Эти дни, тянущиеся во времени словно вечность, казались Свете последними в ее жизни. И дело состояло не просто в опустевших холодных вечерах при сорокаградусной жаре, а в ее неосведомленности о происходящем.
Их свидания ограничивались кротким кивком головы на бегу в коридорах компании. В эти секунды она старалась запомнить каждое вздрагивание уставших морщин вокруг его глаз. Но это мгновенье, на которое Костя задерживался на ней, совершенно меняло опустошенный взгляд – он тут же оживал, будто кто-то невидимый вдыхал в него жизнь.
Ох, как ей хотелось быть рядом с ним в это тяжелое время испытаний!
Да все жили в ожидании! Четыре недели со дня похорон Ольги тянулись будто целый год. В коллективе продолжал царить напряженный хаос. Нервозность начальства отражалась на состоянии рядового персонала. Все боялись потерять работу из-за чьих-то разборок. Многие сочувственно относились к директору, другие осуждали его, некоторые искоса смотрели на саму Свету. Никто ничего не понимал – всех злило то, что никто не знал правды. Да где эта правда? Ведь у каждого она своя.
И вновь Света пыталась понять состояние Ольги. И получалось, когда в памяти всплывало злополучное предательство Марка и Катерины, – тогда хотелось и впрямь броситься под что-то стремительно движущееся. И потом, в периоды боли и смятений, она лишалась работы, теряла близких, или не могла совладать с собственной растерянностью и бардаком в голове, – тогда ее одолевал шквал всяких разрушающих ее душу мыслей. Наверное, именно это сводит человека с ума – непонимание того, как правильно поступить в тот момент, когда кажется, что впереди только тупик.

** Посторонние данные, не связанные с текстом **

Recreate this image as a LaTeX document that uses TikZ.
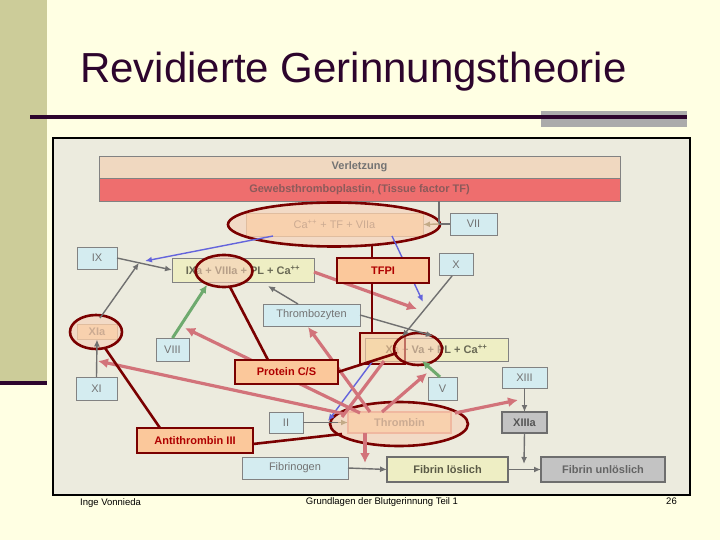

И самое страшное, что поговорить об этом Света ни с кем не могла: Лену она берегла от подобных новостей, чтобы ничего скверного не отразилось на ребенке. Подруги, которой можно было бы доверить такие тайны, у нее так и не появилось, а коллеги в офисе оставались коллегами, да им уж точно рассказывать ничего не стоило.
Потому Света убивала время тем, что выслеживала Костю из окна кабинета, когда он приходил на работу или уходил после нее. Она знала время. И всегда ждала. Чтобы просто посмотреть. Или же перечитывала смс-ки, присланные от него с десятка неизвестных номеров.
А однажды ей по почте даже пришло письмо. Настоящее письмо, написанное от руки, – живое, чуткое, пахнущее чернилами и кофе, который, вполне очевидно, отправитель нечаянно пролил на краешек бумаги, – такая диковинка в современном мире, погрязшем в путах научно-технического прогресса, забывшем о маленьких приятностях из прошлого века.